Daycares operating out of homes faced city rules about home occupations on top of county and state childcare provider rules. The councilmember’s Childcare Near You ordinance removed a number of restrictions on childcare facilities, including the limits placed on childcare home occupations. The legislation passed unanimously in August.
For González, the issue is about lowering barriers. “Access to capital or commercial affordability keep many women and BIPOC entrepreneurs in particular, from starting a business,” she said. “The Bringing Business Home bill will strengthen neighborhoods and get us closer to complete neighborhoods with amenities–including childcare–for Seattle residents and families.”
At its first hearing in the land use committee, the bill received resistance from Councilmembers Debora Juarez and Alex Pedersen. Both councilmembers expressed concern for existing small businesses competing with upstarts that did not have to pay rent. Pedersen saw the potential of unmitigated impacts in residential areas. Juarez stated an interest in opening a fry bread establishment in her driveway.

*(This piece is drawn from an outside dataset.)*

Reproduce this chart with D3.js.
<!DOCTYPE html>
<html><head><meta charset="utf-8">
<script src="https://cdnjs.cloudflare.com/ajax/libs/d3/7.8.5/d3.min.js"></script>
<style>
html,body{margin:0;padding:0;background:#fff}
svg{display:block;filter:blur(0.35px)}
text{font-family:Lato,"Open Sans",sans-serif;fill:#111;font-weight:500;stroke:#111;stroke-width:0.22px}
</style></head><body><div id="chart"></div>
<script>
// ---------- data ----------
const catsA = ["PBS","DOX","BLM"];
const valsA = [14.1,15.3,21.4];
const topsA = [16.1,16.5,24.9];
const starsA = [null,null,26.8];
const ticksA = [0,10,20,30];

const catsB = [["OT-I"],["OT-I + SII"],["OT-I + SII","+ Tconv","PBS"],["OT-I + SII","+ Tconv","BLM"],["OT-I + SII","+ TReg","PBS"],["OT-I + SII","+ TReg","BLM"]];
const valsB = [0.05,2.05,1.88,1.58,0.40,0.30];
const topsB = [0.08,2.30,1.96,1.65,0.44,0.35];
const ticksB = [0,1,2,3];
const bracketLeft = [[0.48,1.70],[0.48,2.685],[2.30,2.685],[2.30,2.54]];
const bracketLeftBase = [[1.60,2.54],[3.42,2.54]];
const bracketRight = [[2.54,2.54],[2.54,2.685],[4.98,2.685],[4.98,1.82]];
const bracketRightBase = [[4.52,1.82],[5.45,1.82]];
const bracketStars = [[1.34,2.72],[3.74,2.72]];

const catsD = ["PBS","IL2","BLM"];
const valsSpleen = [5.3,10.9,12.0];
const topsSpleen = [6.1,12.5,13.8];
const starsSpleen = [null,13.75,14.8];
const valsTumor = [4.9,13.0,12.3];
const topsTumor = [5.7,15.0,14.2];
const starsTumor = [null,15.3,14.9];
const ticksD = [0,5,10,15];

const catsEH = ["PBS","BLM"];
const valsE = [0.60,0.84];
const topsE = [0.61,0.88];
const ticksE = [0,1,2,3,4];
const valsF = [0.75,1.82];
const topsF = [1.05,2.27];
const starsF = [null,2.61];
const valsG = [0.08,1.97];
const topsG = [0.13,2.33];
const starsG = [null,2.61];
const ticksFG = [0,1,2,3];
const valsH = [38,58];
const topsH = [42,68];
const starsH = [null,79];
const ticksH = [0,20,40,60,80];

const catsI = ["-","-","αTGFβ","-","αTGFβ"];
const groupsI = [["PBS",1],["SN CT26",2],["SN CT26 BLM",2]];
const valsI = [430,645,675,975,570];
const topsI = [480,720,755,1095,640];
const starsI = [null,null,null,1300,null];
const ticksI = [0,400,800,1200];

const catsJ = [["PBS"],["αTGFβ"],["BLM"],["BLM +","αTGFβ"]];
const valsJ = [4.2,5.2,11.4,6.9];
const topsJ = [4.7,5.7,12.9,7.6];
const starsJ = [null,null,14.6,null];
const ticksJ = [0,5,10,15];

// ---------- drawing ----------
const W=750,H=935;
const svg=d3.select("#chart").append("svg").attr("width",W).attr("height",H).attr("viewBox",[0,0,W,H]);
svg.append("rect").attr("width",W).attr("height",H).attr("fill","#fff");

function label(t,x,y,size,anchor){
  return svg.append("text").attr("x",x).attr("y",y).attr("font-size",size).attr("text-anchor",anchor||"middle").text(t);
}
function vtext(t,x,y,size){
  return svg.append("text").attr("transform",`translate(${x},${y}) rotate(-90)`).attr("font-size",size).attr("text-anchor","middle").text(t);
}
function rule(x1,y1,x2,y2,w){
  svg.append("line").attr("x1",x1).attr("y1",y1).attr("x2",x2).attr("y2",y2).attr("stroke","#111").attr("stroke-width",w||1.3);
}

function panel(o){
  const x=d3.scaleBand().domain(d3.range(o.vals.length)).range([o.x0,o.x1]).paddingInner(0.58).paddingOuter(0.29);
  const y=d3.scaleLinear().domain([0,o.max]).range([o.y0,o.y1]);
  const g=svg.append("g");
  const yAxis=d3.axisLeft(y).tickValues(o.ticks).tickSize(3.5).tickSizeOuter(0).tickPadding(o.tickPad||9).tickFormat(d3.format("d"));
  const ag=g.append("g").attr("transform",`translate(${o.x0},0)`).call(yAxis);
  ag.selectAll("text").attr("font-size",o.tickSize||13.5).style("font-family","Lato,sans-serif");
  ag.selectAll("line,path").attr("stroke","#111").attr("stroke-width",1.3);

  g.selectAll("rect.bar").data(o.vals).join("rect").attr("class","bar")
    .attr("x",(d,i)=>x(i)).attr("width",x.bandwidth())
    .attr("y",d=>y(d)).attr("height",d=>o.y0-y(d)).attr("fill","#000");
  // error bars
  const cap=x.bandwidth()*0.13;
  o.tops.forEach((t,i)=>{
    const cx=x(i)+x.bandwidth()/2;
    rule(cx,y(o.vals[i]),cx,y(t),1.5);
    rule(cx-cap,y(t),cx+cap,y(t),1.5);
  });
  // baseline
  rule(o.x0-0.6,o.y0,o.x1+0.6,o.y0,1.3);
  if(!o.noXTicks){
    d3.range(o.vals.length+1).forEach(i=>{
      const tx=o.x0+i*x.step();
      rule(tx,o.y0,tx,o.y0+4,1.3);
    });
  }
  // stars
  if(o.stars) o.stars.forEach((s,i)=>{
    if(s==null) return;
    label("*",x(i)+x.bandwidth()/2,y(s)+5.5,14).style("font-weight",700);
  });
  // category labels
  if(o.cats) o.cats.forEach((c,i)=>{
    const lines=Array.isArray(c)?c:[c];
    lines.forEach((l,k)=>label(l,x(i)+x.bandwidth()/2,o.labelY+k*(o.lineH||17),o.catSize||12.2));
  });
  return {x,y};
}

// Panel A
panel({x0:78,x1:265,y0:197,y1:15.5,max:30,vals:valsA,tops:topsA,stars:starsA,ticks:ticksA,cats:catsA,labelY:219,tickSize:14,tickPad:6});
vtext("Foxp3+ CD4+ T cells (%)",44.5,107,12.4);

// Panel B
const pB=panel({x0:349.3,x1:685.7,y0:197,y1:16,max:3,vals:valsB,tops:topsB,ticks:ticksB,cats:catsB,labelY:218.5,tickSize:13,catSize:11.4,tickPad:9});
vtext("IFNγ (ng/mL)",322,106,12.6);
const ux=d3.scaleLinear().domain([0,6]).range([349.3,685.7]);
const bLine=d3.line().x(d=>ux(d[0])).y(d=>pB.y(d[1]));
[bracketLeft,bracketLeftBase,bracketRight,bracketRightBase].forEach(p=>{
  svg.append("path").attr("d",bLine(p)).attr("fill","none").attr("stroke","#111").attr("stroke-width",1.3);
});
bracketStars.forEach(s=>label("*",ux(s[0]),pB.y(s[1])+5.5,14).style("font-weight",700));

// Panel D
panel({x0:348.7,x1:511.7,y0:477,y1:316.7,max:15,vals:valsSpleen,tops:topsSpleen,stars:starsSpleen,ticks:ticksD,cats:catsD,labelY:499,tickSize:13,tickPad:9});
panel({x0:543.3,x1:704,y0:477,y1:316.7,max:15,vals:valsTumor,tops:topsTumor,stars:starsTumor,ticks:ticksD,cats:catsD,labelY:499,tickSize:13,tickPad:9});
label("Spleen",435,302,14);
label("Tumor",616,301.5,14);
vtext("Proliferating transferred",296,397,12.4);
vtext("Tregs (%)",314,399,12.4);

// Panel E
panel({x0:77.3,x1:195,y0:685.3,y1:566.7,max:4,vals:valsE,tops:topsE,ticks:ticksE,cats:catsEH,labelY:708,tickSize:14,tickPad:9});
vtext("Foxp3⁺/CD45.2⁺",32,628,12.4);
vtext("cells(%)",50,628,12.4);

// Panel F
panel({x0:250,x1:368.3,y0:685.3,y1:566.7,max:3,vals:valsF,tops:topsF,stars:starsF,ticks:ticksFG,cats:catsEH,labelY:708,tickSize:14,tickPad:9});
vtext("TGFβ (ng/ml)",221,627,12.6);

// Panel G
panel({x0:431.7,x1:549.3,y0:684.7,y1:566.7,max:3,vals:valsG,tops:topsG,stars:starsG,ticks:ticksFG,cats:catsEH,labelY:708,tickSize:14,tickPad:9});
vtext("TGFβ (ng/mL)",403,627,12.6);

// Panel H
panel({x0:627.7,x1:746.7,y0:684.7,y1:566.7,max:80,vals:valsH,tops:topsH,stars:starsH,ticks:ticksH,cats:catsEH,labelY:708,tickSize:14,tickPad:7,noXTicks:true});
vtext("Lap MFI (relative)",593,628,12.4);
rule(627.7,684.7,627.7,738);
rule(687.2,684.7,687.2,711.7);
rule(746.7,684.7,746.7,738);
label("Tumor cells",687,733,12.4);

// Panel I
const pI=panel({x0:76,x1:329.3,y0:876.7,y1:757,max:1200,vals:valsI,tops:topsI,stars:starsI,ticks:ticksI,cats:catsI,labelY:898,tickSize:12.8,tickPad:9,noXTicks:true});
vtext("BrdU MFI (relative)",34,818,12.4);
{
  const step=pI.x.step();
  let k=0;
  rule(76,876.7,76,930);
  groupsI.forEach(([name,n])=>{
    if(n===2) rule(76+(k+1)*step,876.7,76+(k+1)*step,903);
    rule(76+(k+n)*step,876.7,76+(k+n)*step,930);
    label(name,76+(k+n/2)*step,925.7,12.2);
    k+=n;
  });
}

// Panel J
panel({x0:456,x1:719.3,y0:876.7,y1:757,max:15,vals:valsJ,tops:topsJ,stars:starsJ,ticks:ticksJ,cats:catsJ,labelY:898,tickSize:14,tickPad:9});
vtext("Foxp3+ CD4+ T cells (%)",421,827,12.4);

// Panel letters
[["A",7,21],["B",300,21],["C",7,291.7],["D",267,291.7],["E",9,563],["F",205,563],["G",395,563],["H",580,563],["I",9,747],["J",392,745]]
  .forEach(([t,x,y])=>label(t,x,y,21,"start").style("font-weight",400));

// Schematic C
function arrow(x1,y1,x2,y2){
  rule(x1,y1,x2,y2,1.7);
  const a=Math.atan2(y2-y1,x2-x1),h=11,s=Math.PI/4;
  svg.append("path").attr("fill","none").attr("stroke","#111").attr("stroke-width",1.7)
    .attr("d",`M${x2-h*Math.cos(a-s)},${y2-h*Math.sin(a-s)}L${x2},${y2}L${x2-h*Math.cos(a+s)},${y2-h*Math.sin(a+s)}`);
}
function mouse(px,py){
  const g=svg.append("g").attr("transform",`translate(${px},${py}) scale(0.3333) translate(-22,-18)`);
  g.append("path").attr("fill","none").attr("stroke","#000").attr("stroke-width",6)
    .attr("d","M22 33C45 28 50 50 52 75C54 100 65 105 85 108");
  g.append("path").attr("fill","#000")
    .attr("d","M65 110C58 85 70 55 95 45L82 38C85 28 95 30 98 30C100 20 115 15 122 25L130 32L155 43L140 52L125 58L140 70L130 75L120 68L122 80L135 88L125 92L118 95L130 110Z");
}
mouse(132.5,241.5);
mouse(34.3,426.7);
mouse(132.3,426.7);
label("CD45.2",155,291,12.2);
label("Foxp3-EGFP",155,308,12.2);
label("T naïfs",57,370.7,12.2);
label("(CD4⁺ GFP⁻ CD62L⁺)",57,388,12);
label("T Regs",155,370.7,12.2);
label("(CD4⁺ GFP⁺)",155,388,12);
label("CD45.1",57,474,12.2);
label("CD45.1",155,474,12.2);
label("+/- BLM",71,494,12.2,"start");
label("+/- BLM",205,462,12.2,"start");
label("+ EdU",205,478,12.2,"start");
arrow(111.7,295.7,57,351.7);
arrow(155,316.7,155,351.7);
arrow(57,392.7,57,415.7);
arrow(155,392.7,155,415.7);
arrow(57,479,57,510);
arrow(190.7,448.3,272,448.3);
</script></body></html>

For neighborhoods suddenly becoming business districts, “I believe that is simply not true,” González said. “Businesses must still meet every requirement by the many layers of government like the state, public health, and the City of Seattle to operate,” including sanitation, restrooms and food handling.

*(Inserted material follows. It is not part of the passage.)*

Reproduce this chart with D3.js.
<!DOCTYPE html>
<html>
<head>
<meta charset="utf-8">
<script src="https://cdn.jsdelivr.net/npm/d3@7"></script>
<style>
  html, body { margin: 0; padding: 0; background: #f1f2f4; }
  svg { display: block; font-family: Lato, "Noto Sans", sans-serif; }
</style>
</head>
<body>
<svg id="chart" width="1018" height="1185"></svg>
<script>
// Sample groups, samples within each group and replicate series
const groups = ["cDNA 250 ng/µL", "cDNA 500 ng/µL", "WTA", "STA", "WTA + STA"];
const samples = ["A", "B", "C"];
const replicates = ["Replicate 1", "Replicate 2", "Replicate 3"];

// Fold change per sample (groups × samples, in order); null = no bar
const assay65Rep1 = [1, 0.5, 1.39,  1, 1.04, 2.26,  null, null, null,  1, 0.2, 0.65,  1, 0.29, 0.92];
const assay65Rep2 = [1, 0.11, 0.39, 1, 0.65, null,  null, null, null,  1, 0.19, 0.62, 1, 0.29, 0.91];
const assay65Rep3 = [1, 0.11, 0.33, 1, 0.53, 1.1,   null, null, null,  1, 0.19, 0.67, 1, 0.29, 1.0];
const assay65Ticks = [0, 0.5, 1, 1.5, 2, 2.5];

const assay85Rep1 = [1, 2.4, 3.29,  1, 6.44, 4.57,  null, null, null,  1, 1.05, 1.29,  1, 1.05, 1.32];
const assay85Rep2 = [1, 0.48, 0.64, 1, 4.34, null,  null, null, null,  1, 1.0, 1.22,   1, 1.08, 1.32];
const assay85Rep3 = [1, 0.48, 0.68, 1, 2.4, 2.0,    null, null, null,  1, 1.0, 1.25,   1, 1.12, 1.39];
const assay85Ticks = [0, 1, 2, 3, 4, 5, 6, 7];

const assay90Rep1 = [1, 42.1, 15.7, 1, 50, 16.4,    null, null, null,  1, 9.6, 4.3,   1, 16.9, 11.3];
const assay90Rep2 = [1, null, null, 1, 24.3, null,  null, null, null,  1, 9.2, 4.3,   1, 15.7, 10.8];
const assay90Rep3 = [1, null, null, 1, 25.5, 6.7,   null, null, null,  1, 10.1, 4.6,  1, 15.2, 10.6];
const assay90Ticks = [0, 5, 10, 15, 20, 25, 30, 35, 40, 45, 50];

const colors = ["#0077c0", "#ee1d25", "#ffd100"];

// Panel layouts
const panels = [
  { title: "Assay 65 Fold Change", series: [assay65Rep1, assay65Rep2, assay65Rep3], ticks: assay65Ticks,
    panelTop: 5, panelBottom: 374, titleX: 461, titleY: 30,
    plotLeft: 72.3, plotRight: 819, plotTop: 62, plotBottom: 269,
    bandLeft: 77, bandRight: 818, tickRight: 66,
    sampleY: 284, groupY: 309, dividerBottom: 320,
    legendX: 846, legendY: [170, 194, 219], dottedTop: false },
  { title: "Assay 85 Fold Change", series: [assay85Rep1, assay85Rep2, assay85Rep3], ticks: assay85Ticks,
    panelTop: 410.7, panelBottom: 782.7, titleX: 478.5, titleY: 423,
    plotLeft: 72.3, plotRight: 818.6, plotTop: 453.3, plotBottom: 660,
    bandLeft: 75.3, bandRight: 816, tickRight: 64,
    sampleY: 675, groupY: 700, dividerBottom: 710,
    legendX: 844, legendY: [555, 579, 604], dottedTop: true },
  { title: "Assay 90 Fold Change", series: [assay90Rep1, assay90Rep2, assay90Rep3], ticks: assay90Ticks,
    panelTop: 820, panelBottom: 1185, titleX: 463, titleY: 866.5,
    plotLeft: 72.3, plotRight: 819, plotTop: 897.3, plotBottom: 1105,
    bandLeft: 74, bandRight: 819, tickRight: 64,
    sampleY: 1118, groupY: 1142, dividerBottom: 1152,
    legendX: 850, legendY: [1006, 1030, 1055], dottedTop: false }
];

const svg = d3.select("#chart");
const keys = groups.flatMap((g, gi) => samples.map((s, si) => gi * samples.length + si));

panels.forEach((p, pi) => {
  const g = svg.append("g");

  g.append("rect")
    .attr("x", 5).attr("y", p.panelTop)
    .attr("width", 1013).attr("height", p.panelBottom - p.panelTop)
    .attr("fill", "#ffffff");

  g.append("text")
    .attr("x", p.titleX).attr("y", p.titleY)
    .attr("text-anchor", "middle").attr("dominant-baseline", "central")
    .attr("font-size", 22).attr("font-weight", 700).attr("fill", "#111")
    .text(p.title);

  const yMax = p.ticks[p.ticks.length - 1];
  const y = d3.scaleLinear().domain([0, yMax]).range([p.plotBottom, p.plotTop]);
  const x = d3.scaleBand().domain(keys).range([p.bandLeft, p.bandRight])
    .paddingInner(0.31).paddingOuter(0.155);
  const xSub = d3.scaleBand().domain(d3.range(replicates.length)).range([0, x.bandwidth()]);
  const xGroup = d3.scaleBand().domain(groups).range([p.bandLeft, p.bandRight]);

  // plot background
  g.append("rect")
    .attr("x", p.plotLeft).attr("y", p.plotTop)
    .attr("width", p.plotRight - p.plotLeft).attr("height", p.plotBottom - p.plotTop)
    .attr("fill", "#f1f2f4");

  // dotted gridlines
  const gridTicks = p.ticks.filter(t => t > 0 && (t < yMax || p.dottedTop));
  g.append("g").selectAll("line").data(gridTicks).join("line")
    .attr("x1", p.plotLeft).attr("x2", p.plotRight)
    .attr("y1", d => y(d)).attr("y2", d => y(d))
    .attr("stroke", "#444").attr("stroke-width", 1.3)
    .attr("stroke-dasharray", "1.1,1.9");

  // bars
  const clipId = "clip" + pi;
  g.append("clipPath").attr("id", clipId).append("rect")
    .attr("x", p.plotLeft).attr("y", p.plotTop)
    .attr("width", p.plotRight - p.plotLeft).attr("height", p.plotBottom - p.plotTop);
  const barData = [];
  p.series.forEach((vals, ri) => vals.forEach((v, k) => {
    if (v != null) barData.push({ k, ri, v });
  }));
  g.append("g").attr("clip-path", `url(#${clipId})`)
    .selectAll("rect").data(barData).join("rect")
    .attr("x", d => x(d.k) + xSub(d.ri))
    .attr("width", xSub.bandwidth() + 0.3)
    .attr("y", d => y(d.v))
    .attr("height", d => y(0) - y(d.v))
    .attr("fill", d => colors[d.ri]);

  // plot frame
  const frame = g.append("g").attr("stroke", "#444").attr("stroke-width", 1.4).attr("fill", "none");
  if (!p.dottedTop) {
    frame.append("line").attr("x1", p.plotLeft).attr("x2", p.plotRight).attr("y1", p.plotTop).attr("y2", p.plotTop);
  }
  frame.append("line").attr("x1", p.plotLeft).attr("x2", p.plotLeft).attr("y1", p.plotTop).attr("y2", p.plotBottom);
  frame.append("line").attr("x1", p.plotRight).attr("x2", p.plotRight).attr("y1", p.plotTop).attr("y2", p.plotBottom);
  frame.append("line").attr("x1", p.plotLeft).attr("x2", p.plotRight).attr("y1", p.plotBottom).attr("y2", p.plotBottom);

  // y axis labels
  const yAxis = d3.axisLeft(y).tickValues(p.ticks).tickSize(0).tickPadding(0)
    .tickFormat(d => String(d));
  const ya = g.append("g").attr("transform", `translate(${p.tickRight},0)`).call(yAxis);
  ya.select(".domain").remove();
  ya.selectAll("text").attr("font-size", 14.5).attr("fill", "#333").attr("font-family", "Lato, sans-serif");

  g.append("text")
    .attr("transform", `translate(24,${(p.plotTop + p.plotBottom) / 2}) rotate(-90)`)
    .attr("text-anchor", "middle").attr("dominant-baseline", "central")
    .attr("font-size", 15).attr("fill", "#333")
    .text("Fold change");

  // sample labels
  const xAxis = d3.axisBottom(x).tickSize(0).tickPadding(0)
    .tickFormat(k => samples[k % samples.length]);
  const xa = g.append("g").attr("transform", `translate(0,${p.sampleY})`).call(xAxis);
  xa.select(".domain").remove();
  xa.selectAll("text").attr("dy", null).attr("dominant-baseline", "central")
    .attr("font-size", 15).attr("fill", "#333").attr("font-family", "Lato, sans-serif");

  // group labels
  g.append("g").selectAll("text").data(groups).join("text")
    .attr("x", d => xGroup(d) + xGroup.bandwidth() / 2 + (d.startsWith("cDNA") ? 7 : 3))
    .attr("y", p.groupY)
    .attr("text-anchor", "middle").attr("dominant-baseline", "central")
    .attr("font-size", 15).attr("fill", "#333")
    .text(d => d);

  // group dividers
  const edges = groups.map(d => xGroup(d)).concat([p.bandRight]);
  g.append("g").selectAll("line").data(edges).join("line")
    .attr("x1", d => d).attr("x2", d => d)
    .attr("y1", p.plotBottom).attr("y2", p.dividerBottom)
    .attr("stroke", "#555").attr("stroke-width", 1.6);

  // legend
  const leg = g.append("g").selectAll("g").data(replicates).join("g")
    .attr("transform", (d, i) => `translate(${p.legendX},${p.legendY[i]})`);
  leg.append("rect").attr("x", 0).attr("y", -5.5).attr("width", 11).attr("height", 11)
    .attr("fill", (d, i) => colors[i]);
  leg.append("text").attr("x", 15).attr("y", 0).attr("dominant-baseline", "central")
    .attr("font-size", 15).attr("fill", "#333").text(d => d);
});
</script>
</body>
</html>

During that first hearing, Strauss pointed out the number of very famous businesses that started in garages. Similarly, González sees updating home occupation rules as a developing bench of businesses to move into space vacated during the pandemic. “The kinds of businesses that would benefit from this change already naturally fit into their neighborhoods; and when their business outgrows their space at home, they’ll be taking their business to a storefront to expand and that’s a good problem to have,” she said.

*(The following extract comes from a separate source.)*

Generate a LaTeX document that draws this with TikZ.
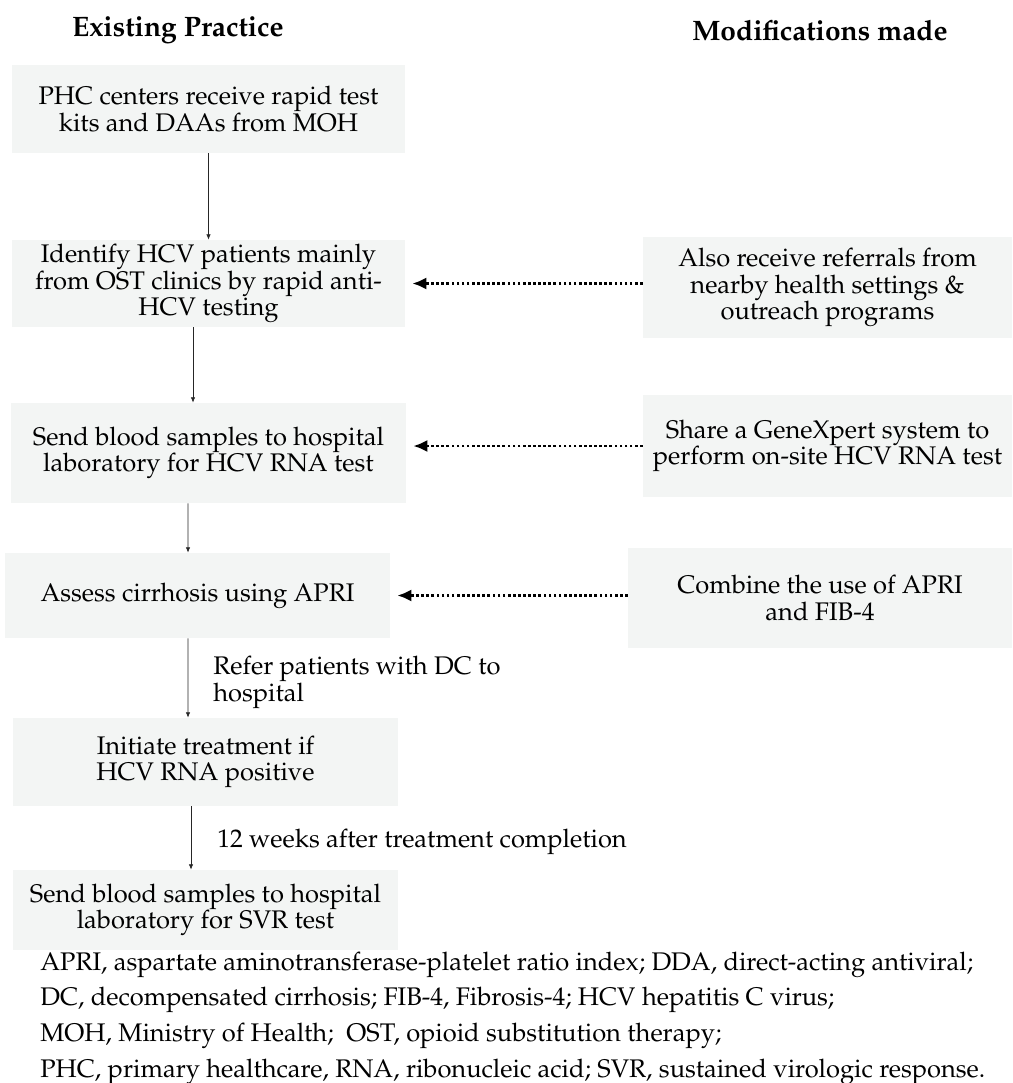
\documentclass[tikz,border=0pt]{standalone}
\usepackage[T1]{fontenc}
\usepackage{mathpazo}
\usetikzlibrary{arrows.meta}
\tikzset{>=latex}
\definecolor{boxgray}{RGB}{243,245,244}
\tikzstyle{practice}=[fill=boxgray,align=center,inner sep=0pt,
                      font=\fontsize{14.5}{15.2}\selectfont]
\tikzstyle{flow}=[-{Latex[length=3pt,width=2.5pt]},black!85,thin]
\tikzstyle{feed}=[-{Latex[length=8pt,width=7pt]},black,line width=1.6pt,
                  dash pattern=on 1.5pt off 1.4pt,shorten >=0.14cm]
\tikzstyle{note}=[align=left,inner sep=0pt,text=black,font=\fontsize{14.5}{15.5}\selectfont]

\begin{document}
\begin{tikzpicture}[x=0.02cm,y=-0.02cm]
  \useasboundingbox (0,0) rectangle (1012,1083);

  % column headings
  \node[font=\fontsize{16}{19}\selectfont\bfseries] (headL) at (178,30) {Existing Practice};
  \node[font=\fontsize{16}{19}\selectfont\bfseries] (headR) at (820,30) {Modifications made};

  % existing practice
  \node[practice,minimum width=7.86cm,minimum height=1.76cm] (phc) at (208.5,109)
    {PHC centers receive rapid test\\kits and DAAs from MOH};
  \node[practice,minimum width=7.86cm,minimum height=1.74cm] (identify) at (208.5,283.5)
    {Identify HCV patients mainly\\from OST clinics by rapid anti-\\HCV testing};
  \node[practice,minimum width=7.9cm,minimum height=2cm] (rnatest) at (208.5,453)
    {Send blood samples to hospital\\laboratory for HCV RNA test};
  \node[practice,minimum width=7.7cm,minimum height=1.7cm] (assess) at (197.5,595.5)
    {Assess cirrhosis using APRI};
  \node[practice,minimum width=7.7cm,minimum height=1.76cm] (treat) at (205.5,762)
    {Initiate treatment if\\HCV RNA positive};
  \node[practice,minimum width=7.7cm,minimum height=1.6cm] (svr) at (205.5,910)
    {Send blood samples to hospital\\laboratory for SVR test};

  % modifications
  \node[practice,minimum width=7.38cm,minimum height=2.02cm] (referral) at (827.5,287.5)
    {Also receive referrals from\\nearby health settings \&\\outreach programs};
  \node[practice,minimum width=7.38cm,minimum height=2.04cm] (genexpert) at (827.5,446)
    {Share a GeneXpert system to\\perform on-site HCV RNA test};
  \node[practice,minimum width=7.68cm,minimum height=2cm] (fib) at (820,598)
    {Combine the use of APRI\\and FIB-4};

  % flow
  \draw[flow] (phc) -- (identify);
  \draw[flow] ([xshift=-0.31cm]identify.south) -- ([xshift=-0.31cm]rnatest.north);
  \draw[flow] ([xshift=-0.41cm]rnatest.south) -- ([xshift=-0.19cm]assess.north);
  \draw[flow] ([xshift=-0.19cm]assess.south) -- node[note,anchor=west,xshift=0.5cm,yshift=-0.08cm]
    {Refer patients with DC to\\hospital} ([xshift=-0.35cm]treat.north);
  \draw[flow] ([xshift=-0.29cm]treat.south) -- node[note,anchor=west,xshift=0.52cm,yshift=-0.07cm]
    {12 weeks after treatment completion} ([xshift=-0.29cm]svr.north);

  \draw[feed] (referral.west |- identify) -- (identify.east);
  \draw[feed] (genexpert.west) -- (rnatest.east |- genexpert.west);
  \draw[feed] (fib.west |- assess) -- (assess.east);

  % abbreviations
  \node[note,anchor=west,font=\fontsize{14.5}{20.3}\selectfont] (abbr) at (40,1018)
    {APRI, aspartate aminotransferase-platelet ratio index; DDA, direct-acting antiviral;\\
     DC, decompensated cirrhosis; FIB-4, Fibrosis-4; HCV hepatitis C virus;\\
     MOH, Ministry of Health;\ \ OST, opioid substitution therapy;\\
     PHC, primary healthcare, RNA, ribonucleic acid; SVR, sustained virologic response.};
\end{tikzpicture}
\end{document}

Opposition to interim home occupation rules is very similar to the opposition to food trucks from a decade ago. Brick and mortar restaurants saw a threat from those not paying rent and there was worry about mobile food spreading through the city. But what has evolved in Seattle’s food truck scene is very similar to what González is speaking about. Just this week it was announced that the Cycle Dogs food truck would be opening a brick and mortar location. It will be taking over the old No Bones Beach Club, itself once a food truck.
Such transition comes from a low-barrier business scene that may help Seattle emerge stronger from this pandemic. As González points out, “I believe this bill is going to be one strategy that will help us with our economic recovery from COVID-19; we need flexibility and innovation, and this is local government meeting innovation happening on the ground by our entrepreneurs who want to try out ideas and provide needed income for households.”
We’ve tried pretty much everything else in our homes this past year, so maybe it’s time to add scrapping antiquated, exclusionary home occupation rules to the list.
Ray Dubicki is a stay-at-home dad and parent-on-call for taking care of general school and neighborhood tasks around Ballard. This lets him see how urbanism works (or doesn’t) during the hours most people are locked in their office. He is an attorney and urbanist by training, with soup-to-nuts planning experience from code enforcement to university development to writing zoning ordinances. He enjoys using PowerPoint, but only because it’s no longer a weekly obligation.